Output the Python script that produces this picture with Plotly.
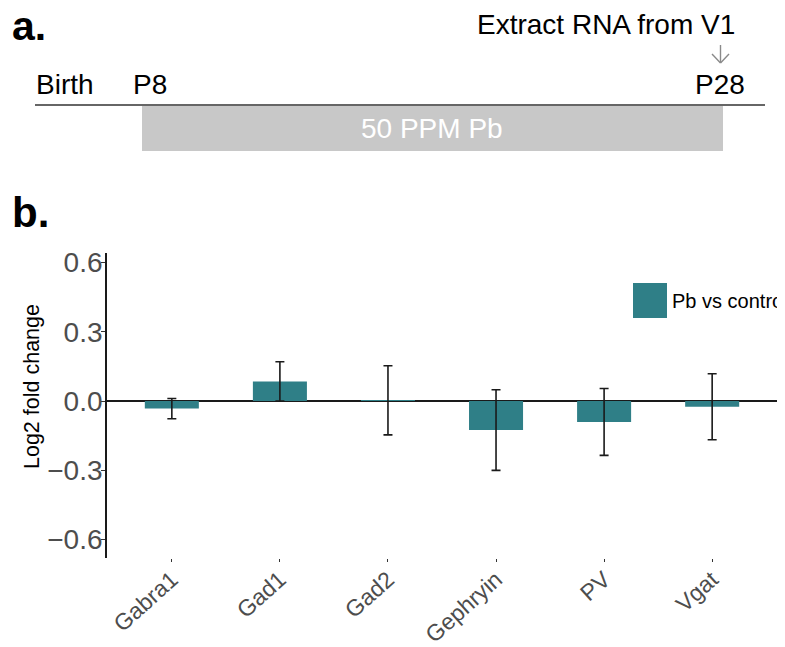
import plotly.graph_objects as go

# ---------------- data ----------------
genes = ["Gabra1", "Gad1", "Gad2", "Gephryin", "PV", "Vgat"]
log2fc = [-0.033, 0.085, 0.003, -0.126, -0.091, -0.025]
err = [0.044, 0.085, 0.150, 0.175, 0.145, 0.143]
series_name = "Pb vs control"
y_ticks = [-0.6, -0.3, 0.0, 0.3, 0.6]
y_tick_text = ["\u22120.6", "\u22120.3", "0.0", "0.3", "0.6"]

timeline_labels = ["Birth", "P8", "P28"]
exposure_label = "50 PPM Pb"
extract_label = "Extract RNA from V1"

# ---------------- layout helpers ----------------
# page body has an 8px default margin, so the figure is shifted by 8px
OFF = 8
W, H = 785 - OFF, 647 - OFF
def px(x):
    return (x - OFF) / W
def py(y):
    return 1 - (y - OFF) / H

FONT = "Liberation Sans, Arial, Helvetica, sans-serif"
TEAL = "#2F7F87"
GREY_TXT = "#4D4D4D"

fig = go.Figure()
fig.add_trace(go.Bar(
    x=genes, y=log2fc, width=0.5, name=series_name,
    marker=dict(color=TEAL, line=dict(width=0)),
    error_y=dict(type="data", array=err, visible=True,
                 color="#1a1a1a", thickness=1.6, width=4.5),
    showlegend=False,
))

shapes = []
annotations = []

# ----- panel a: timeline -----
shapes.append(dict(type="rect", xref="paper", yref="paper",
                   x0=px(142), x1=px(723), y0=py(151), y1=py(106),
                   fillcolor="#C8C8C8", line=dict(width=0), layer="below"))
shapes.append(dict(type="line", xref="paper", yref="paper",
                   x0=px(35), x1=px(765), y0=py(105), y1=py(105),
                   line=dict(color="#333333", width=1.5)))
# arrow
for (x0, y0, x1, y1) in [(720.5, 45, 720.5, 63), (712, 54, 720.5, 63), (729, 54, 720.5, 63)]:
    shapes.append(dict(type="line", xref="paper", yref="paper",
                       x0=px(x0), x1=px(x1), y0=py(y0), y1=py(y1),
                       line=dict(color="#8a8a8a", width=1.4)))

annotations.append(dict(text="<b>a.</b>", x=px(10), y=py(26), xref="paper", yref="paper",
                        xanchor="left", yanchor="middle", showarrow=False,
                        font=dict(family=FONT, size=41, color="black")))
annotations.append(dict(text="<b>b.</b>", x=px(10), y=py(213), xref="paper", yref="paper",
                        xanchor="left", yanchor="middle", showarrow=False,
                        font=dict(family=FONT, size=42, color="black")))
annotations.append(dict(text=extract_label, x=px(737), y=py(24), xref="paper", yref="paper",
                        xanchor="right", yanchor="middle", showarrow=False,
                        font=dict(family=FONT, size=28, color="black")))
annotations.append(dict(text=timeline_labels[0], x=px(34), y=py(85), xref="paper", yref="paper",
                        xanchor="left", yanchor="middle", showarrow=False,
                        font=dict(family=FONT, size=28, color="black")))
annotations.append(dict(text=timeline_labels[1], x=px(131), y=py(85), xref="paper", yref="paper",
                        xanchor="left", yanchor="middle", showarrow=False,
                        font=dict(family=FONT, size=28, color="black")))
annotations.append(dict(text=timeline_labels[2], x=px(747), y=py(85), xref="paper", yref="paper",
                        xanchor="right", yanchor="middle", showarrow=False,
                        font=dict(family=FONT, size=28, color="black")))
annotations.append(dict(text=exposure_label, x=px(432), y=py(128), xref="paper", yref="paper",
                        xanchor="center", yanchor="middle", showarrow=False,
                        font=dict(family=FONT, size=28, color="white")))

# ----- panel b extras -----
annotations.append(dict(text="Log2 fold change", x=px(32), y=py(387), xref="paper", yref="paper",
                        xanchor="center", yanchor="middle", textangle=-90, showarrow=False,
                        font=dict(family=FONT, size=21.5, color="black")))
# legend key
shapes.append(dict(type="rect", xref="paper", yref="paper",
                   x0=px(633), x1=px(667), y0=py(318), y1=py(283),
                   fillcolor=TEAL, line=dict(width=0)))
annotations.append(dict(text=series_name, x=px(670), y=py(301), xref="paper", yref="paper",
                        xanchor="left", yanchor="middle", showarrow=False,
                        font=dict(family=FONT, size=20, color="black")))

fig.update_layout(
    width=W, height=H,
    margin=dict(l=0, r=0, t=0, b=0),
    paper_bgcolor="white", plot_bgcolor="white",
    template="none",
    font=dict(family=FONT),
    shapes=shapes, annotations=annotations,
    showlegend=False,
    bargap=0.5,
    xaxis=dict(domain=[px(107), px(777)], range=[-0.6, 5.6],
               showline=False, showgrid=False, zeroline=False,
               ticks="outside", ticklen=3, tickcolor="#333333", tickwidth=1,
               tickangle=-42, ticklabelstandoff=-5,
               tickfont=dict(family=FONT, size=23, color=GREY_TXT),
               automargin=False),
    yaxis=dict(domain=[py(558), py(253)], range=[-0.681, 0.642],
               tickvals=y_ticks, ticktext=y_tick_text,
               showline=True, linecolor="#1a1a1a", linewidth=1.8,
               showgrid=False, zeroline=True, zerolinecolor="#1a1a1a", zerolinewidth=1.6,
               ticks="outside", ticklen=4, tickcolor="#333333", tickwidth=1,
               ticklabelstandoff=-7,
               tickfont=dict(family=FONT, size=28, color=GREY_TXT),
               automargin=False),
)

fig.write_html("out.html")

:::

_WRITTEN TASK_
Quote the data above in full and without alteration; skip the pictures.

_TASK RESPONSE_
Output the Python script that produces this picture with Plotly.
import plotly.graph_objects as go

# ---------------- data ----------------
genes = ["Gabra1", "Gad1", "Gad2", "Gephryin", "PV", "Vgat"]
log2fc = [-0.033, 0.085, 0.003, -0.126, -0.091, -0.025]
err = [0.044, 0.085, 0.150, 0.175, 0.145, 0.143]
series_name = "Pb vs control"
y_ticks = [-0.6, -0.3, 0.0, 0.3, 0.6]
y_tick_text = ["\u22120.6", "\u22120.3", "0.0", "0.3", "0.6"]

timeline_labels = ["Birth", "P8", "P28"]
exposure_label = "50 PPM Pb"
extract_label = "Extract RNA from V1"

# ---------------- layout helpers ----------------
# page body has an 8px default margin, so the figure is shifted by 8px
OFF = 8
W, H = 785 - OFF, 647 - OFF
def px(x):
    return (x - OFF) / W
def py(y):
    return 1 - (y - OFF) / H

FONT = "Liberation Sans, Arial, Helvetica, sans-serif"
TEAL = "#2F7F87"
GREY_TXT = "#4D4D4D"

fig = go.Figure()
fig.add_trace(go.Bar(
    x=genes, y=log2fc, width=0.5, name=series_name,
    marker=dict(color=TEAL, line=dict(width=0)),
    error_y=dict(type="data", array=err, visible=True,
                 color="#1a1a1a", thickness=1.6, width=4.5),
    showlegend=False,
))

shapes = []
annotations = []

# ----- panel a: timeline -----
shapes.append(dict(type="rect", xref="paper", yref="paper",
                   x0=px(142), x1=px(723), y0=py(151), y1=py(106),
                   fillcolor="#C8C8C8", line=dict(width=0), layer="below"))
shapes.append(dict(type="line", xref="paper", yref="paper",
                   x0=px(35), x1=px(765), y0=py(105), y1=py(105),
                   line=dict(color="#333333", width=1.5)))
# arrow
for (x0, y0, x1, y1) in [(720.5, 45, 720.5, 63), (712, 54, 720.5, 63), (729, 54, 720.5, 63)]:
    shapes.append(dict(type="line", xref="paper", yref="paper",
                       x0=px(x0), x1=px(x1), y0=py(y0), y1=py(y1),
                       line=dict(color="#8a8a8a", width=1.4)))

annotations.append(dict(text="<b>a.</b>", x=px(10), y=py(26), xref="paper", yref="paper",
                        xanchor="left", yanchor="middle", showarrow=False,
                        font=dict(family=FONT, size=41, color="black")))
annotations.append(dict(text="<b>b.</b>", x=px(10), y=py(213), xref="paper", yref="paper",
                        xanchor="left", yanchor="middle", showarrow=False,
                        font=dict(family=FONT, size=42, color="black")))
annotations.append(dict(text=extract_label, x=px(737), y=py(24), xref="paper", yref="paper",
                        xanchor="right", yanchor="middle", showarrow=False,
                        font=dict(family=FONT, size=28, color="black")))
annotations.append(dict(text=timeline_labels[0], x=px(34), y=py(85), xref="paper", yref="paper",
                        xanchor="left", yanchor="middle", showarrow=False,
                        font=dict(family=FONT, size=28, color="black")))
annotations.append(dict(text=timeline_labels[1], x=px(131), y=py(85), xref="paper", yref="paper",
                        xanchor="left", yanchor="middle", showarrow=False,
                        font=dict(family=FONT, size=28, color="black")))
annotations.append(dict(text=timeline_labels[2], x=px(747), y=py(85), xref="paper", yref="paper",
                        xanchor="right", yanchor="middle", showarrow=False,
                        font=dict(family=FONT, size=28, color="black")))
annotations.append(dict(text=exposure_label, x=px(432), y=py(128), xref="paper", yref="paper",
                        xanchor="center", yanchor="middle", showarrow=False,
                        font=dict(family=FONT, size=28, color="white")))

# ----- panel b extras -----
annotations.append(dict(text="Log2 fold change", x=px(32), y=py(387), xref="paper", yref="paper",
                        xanchor="center", yanchor="middle", textangle=-90, showarrow=False,
                        font=dict(family=FONT, size=21.5, color="black")))
# legend key
shapes.append(dict(type="rect", xref="paper", yref="paper",
                   x0=px(633), x1=px(667), y0=py(318), y1=py(283),
                   fillcolor=TEAL, line=dict(width=0)))
annotations.append(dict(text=series_name, x=px(670), y=py(301), xref="paper", yref="paper",
                        xanchor="left", yanchor="middle", showarrow=False,
                        font=dict(family=FONT, size=20, color="black")))

fig.update_layout(
    width=W, height=H,
    margin=dict(l=0, r=0, t=0, b=0),
    paper_bgcolor="white", plot_bgcolor="white",
    template="none",
    font=dict(family=FONT),
    shapes=shapes, annotations=annotations,
    showlegend=False,
    bargap=0.5,
    xaxis=dict(domain=[px(107), px(777)], range=[-0.6, 5.6],
               showline=False, showgrid=False, zeroline=False,
               ticks="outside", ticklen=3, tickcolor="#333333", tickwidth=1,
               tickangle=-42, ticklabelstandoff=-5,
               tickfont=dict(family=FONT, size=23, color=GREY_TXT),
               automargin=False),
    yaxis=dict(domain=[py(558), py(253)], range=[-0.681, 0.642],
               tickvals=y_ticks, ticktext=y_tick_text,
               showline=True, linecolor="#1a1a1a", linewidth=1.8,
               showgrid=False, zeroline=True, zerolinecolor="#1a1a1a", zerolinewidth=1.6,
               ticks="outside", ticklen=4, tickcolor="#333333", tickwidth=1,
               ticklabelstandoff=-7,
               tickfont=dict(family=FONT, size=28, color=GREY_TXT),
               automargin=False),
)

fig.write_html("out.html")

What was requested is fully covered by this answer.